--- Start ---

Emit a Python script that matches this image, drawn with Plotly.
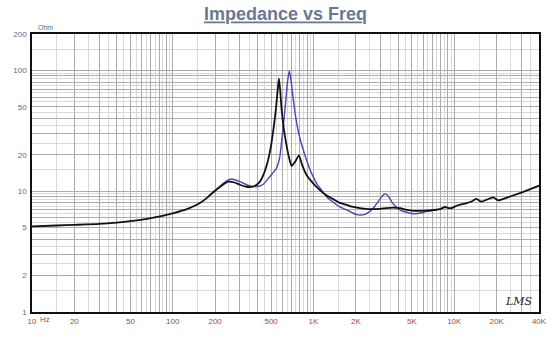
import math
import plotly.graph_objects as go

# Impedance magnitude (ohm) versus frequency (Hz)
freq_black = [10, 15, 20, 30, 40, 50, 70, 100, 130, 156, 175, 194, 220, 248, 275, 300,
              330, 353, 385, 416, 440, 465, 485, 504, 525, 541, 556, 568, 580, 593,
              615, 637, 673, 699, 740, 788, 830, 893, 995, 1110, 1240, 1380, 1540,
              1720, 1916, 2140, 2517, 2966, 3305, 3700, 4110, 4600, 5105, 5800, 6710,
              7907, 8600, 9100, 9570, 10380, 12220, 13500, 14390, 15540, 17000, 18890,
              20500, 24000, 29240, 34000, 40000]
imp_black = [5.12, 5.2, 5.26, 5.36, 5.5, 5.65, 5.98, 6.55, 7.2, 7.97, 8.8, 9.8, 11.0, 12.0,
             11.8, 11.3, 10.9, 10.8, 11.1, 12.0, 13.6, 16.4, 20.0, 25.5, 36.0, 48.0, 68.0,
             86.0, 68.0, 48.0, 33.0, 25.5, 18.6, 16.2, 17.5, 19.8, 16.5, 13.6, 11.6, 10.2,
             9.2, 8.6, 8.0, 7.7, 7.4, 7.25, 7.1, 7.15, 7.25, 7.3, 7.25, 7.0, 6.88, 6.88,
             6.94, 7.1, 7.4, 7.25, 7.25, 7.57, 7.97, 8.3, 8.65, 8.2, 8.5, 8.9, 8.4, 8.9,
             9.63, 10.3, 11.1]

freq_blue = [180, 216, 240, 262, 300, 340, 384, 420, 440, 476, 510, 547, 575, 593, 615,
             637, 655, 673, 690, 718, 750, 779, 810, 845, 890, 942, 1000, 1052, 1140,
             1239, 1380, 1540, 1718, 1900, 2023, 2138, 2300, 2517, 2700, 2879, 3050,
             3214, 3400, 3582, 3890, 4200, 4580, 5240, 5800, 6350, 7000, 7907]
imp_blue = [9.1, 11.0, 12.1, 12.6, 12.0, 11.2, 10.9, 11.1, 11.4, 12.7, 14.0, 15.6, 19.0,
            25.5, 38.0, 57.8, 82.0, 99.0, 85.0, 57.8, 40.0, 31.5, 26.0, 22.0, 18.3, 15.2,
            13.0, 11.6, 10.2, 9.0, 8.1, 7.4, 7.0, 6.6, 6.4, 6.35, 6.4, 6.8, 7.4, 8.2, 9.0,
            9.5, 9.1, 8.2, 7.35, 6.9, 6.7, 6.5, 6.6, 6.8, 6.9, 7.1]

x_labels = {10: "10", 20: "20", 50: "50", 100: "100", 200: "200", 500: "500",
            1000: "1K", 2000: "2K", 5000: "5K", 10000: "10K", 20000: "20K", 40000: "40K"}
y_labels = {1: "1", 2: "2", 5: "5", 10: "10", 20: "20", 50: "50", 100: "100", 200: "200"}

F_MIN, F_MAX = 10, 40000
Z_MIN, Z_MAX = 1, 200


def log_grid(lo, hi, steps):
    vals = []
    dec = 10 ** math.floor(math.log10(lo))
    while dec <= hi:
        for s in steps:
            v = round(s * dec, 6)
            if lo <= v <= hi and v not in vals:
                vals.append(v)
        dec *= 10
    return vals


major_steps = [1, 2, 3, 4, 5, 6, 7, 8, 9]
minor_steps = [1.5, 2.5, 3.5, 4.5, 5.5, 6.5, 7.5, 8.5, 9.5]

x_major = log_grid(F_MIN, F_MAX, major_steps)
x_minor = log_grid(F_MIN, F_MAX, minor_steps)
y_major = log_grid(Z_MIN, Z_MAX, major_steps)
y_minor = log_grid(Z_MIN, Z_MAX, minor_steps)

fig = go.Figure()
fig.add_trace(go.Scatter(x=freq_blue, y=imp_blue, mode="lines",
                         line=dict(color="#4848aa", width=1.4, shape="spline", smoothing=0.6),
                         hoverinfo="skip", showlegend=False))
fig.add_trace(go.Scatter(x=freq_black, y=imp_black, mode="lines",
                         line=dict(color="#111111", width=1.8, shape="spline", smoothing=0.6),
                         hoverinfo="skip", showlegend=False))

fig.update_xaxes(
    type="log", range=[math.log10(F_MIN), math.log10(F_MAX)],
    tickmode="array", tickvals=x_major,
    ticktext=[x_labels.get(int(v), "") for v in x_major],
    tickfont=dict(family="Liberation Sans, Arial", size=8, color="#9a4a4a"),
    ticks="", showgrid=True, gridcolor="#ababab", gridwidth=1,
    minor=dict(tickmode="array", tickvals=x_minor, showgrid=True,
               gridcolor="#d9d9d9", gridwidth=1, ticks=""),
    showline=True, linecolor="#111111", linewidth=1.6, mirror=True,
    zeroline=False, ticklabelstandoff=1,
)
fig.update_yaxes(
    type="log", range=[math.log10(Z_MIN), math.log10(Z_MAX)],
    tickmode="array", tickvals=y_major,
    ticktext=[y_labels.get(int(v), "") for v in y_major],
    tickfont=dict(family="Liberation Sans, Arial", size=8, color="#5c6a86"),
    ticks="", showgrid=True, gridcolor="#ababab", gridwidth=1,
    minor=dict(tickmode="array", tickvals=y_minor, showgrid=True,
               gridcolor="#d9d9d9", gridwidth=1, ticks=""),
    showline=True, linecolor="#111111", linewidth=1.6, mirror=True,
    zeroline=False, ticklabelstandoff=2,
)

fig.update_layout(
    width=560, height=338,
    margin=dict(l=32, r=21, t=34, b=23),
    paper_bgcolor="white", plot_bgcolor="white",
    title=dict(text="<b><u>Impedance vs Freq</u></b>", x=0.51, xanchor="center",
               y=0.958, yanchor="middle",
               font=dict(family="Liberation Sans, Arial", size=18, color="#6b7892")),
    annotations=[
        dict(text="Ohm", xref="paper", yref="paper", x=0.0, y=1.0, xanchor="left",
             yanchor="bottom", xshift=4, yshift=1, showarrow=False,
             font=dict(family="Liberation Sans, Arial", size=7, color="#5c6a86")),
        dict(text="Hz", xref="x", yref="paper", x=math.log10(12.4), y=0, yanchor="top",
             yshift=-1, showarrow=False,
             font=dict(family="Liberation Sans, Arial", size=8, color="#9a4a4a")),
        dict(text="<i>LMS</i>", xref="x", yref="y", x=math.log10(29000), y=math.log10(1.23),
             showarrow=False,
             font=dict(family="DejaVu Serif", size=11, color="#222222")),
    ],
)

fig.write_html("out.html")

--- End ---

> Stated exercise
Give again, word for word, every line from the top of the data through the line with "9.63, 10.3, 11.1]", both ends included, and exclude the pictures.

> Solution to this exercise
Emit a Python script that matches this image, drawn with Plotly.
import math
import plotly.graph_objects as go

# Impedance magnitude (ohm) versus frequency (Hz)
freq_black = [10, 15, 20, 30, 40, 50, 70, 100, 130, 156, 175, 194, 220, 248, 275, 300,
              330, 353, 385, 416, 440, 465, 485, 504, 525, 541, 556, 568, 580, 593,
              615, 637, 673, 699, 740, 788, 830, 893, 995, 1110, 1240, 1380, 1540,
              1720, 1916, 2140, 2517, 2966, 3305, 3700, 4110, 4600, 5105, 5800, 6710,
              7907, 8600, 9100, 9570, 10380, 12220, 13500, 14390, 15540, 17000, 18890,
              20500, 24000, 29240, 34000, 40000]
imp_black = [5.12, 5.2, 5.26, 5.36, 5.5, 5.65, 5.98, 6.55, 7.2, 7.97, 8.8, 9.8, 11.0, 12.0,
             11.8, 11.3, 10.9, 10.8, 11.1, 12.0, 13.6, 16.4, 20.0, 25.5, 36.0, 48.0, 68.0,
             86.0, 68.0, 48.0, 33.0, 25.5, 18.6, 16.2, 17.5, 19.8, 16.5, 13.6, 11.6, 10.2,
             9.2, 8.6, 8.0, 7.7, 7.4, 7.25, 7.1, 7.15, 7.25, 7.3, 7.25, 7.0, 6.88, 6.88,
             6.94, 7.1, 7.4, 7.25, 7.25, 7.57, 7.97, 8.3, 8.65, 8.2, 8.5, 8.9, 8.4, 8.9,
             9.63, 10.3, 11.1]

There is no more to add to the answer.